We are delighted to announced that today Zhipeng Duan defends his doctoral thesis in Service Design entitled Soiling Service Design: Situating Professional Designing among Plural Practices.

The given Trial Lecture has the title: ‘The Art of Getting Dirty: Navigating the tensions between method and situated service design practice’. This lecture is followed by the defence with the external examiners: Associate Professor Tuuli Mattelmäki and Assistant Professor Jung-Joo Lee. The main supervisor has been Associate Professor Josina Vink (AHO with Prof. Simon Clatworthy (AHO) as co-supervisor.
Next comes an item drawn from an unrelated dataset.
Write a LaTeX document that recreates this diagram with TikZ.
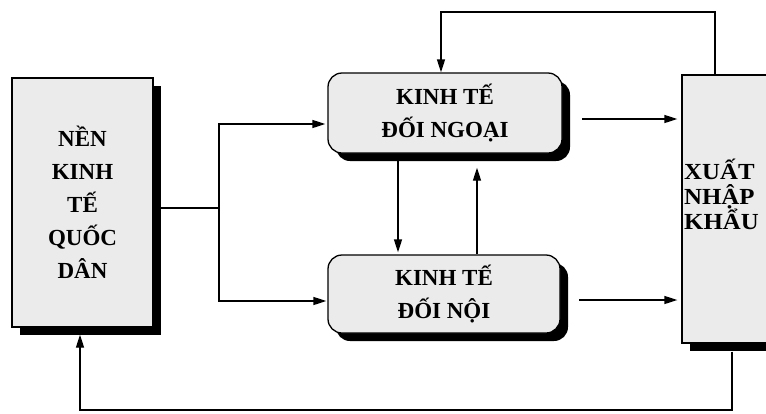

Zhipeng Duan is a design researcher. His research explores the situatedness of praxis and knowledge of design, in an evolving cultural context. As part of the Centre for Connected Care (C3), his research particularly responds to the transformation of healthcare services in both Norway and China.

Details of the event are here.

The full thesis document is here.

Abstract

Professional service design knowledge has travelled globally, detached from its larger Western history and contexts. However, the dissemination of professional knowledge has remained highly abstract, making it challenging for individual designers to grasp the underlying perspectives and debates associated with it. Against this backdrop, this doctoral study explores the relationships between individual service designers and the contexts they must navigate. It aims to illuminate the complications faced by service designers when striving to establish genuine and meaningful connections between their professional practice and the local contexts.

By drawing on practice theories and employing multiple empirical research approaches, the contributions of this thesis are twofold. Firstly, the study elaborates on the detached views held by service designers which restrain them from situating their practices. Such views condition how designers perceive their connection to the world and lead to the potential for a sense of meaninglessness. Secondly, this study draws out an alternative possibility of relating professional design to local contexts. By proposing various ways of doing and knowing as means to attend to relational practices, the thesis suggests the ability to situate design practice can be cultivated through attentiveness to what others do.

Design practice does not necessarily form an inherent-coherent process, but rather entangles with other practices, each shaping the conditions for the others’ existence. Messy encounters soil the established understanding of service design. Appreciating the encounters aids designers in finding means to participate in an ongoing process of world-making.